I'm using the Dev-C++ 5.7.1 compiler (if that's relevant).

#include<iostream>

using namespace std;

int R=0,C=0;                 

void func(int);

int main() {
    cin>>R>>C;
    int array[C][R];
                      // DO STUFF HERE
    func(array);
                      // DO SOME MORE STUFF
    return 0;
}

void func(int arr[][R]) {  
                     // DO STUFF HERE
}

3 Answers 3

2

ISO-C++ forbids VLAs. To dynamically allocate an array you'll either need to do some raw pointer tricks or use a vector of vectors.

vector of vectors approach:

std::cin >> R >> C;
std::vector<std::vector<int>> array(R, std::vector<int>(C));

The signature for func then becomes (const correctness may be different)

void func(const std::vector<std::vector<int>>& v);

The above is the easier, more maintainable, safer, shorter solution.
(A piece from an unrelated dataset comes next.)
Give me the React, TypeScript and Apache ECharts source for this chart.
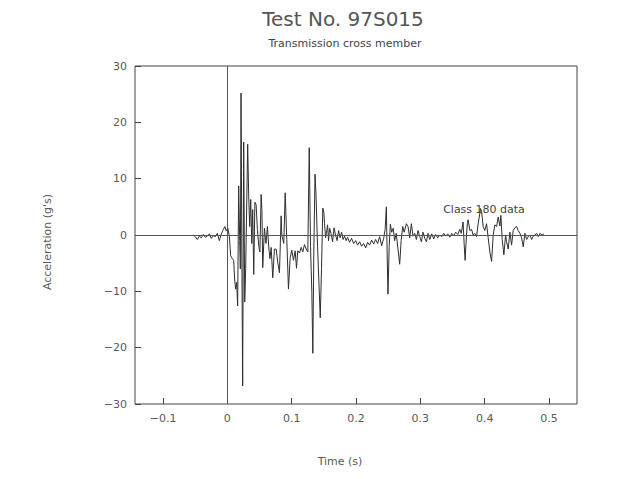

With pointers and pointers to pointers you can do it but it becomes more complicated, and you need to delete everything that you new

int R, C;
std::cin >> R >> C;
int **array = new int*[R]; // allocates space for R row pointers
for (int i = 0; i < R; ++i) {
    array[i] = new int[C]; // for each row, allocate C columns
}

func(R, C, array);

//then delete everything
for (int i = 0; i < R; ++i) {
    delete [] array[i]; // delete all of the ints themselves
}
delete [] array; // delete the row pointers.

with the signature for func being

void func(int r, int c, int **arr);

again, vector of vectors will be a lot easier on you.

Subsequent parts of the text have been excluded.